Robert Lear belongs in the boardroom Hall of Fame. Recently retired from Columbia University, retired chair of Schaefer Corp., and chairman of the advisory board of Chief Executive magazine, Lear holds wide respect as a good governance writer - and practitioner. He offered some good observations on what boards do right and wrong.
"One of the biggest boardroom headaches I've seen is when the company presents a full agenda with no room for discussion. You have 2 hours of slides and presentations, and you've received 20 pounds of reports the day before the meeting, so there's no time to digest it. This happens all the time."
"Full participation on all items is vital, with no one afraid to tell the CEO he's wrong. This means good board quality, with a balance of understanding in markets, finance, technology, research, and the operations of a company. You can't get this discussion if you have two or three large shareholders represented in the boardroom dominating the conversation."
"I hate getting the agenda five minutes before the meeting. You need time to call in and ask questions.

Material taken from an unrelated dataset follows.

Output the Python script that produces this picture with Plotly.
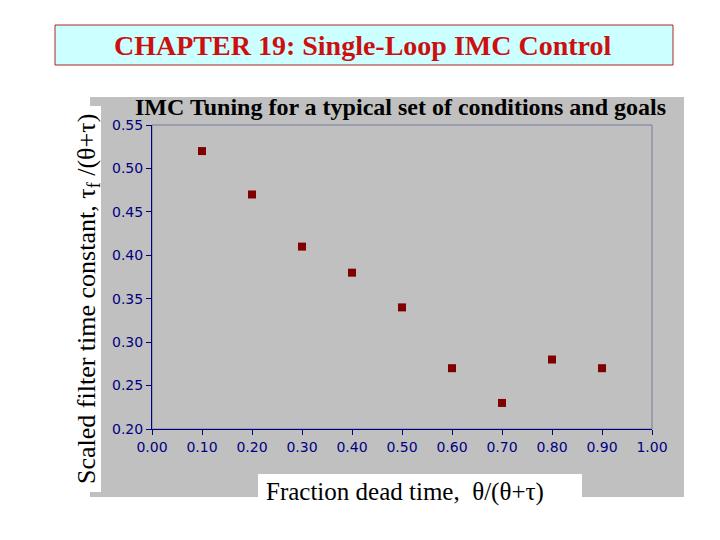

Otherwise, there are too many hurried situations. Having material ready for the meeting is an overall problem. They'll say, 'We're sorry, we don't have it done, and old Joe even stayed up all night to get it finished."
Lear sees this dollar-short-and-a-day-late board information problem as most common - and serious - during mergers. "When an acquisition is under way, things are changing up to the last minute, so there's some reason for it. But the board has a thousand questions, yet it can't get a clear picture, and the result is some of the great mistakes that happen during acquisitions."